A price that has appreciated is an advantage to a client wanting to trade with the dealer, perhaps exchanging several prints he has bought from him for a more expensive one that he could not afford earlier.

Cristea, 49, managed Waddington Graphics for 22 years before buying the firm two years ago, and with it the exclusive publishing of Paladino. His gallery's total stock is now 11,000 prints.

Paladino's latest edition is sensational: 40 sets of five round prints, representing the five continents, that are a massive 5ft 9in in diameter. They combine woodcut, etching, collage and drypoint and cost pounds 3,000 per print or pounds 12,500 a set. Each frame cost Cristea pounds 1,400, each disc of non- reflective glass pounds 1,000.

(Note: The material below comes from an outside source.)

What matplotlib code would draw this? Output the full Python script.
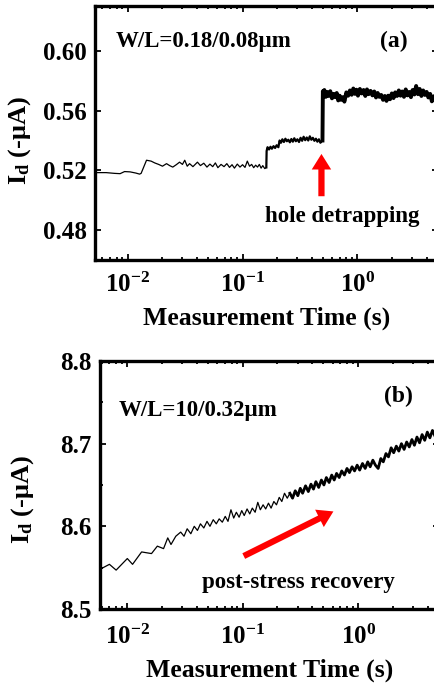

Cristea says: "He's a natural and brilliant print-maker. There's no painting of his anything like these prints." Even Paladino prints can stick, however. Only three have sold from the edition of 28 of his massive, difficult, splodgy triptych Vespero, Poeta Occidentale, Sirene (1995): priced at pounds 6,000.

Cristea's response is: "I don't regret it. It's absolutely beautiful. The thing is, if you're committed to an artist, you don't say to him, `I'll only take the commercial stuff'. I'm not just publishing what people want. I'm publishing what they'll want in years to come.

"People sometimes come back years later and ask me for prints that they didn't like at the time. Maybe that is what Paladino is doing - making things that people will accept 20 years from now. But I always knew the triptych would be difficult. That is why I decided to print an edition of only 28."

He estimates that for every person asking for prints by Craig-Martin, 100 will ask for Picasso and Matisse prints, which are his bread and butter. His accountant would prefer him to stick to Picasso and Matisse, which he could sell blindfold, so to speak, from a cheap-to-run office instead of a gallery with a staff of eight that costs him pounds 12,000 a week.

"But then I wouldn't be doing anything creative, wouldn't have any self- respect, wouldn't enjoy the job and wouldn't know what to spend the money on," says Cristea.

Prices at specialist fairs, unlike big art and antiques fairs, tend to be competitive. At the London Original Print Fair, the range is from pounds 50 to pounds 100,000.

The fair is open daily from 27 February to 2 March (11am-6pm) at the Royal Academy of Arts, Piccadilly, London W1. The entry fee of pounds 5 includes a catalogue (0118-932 0960).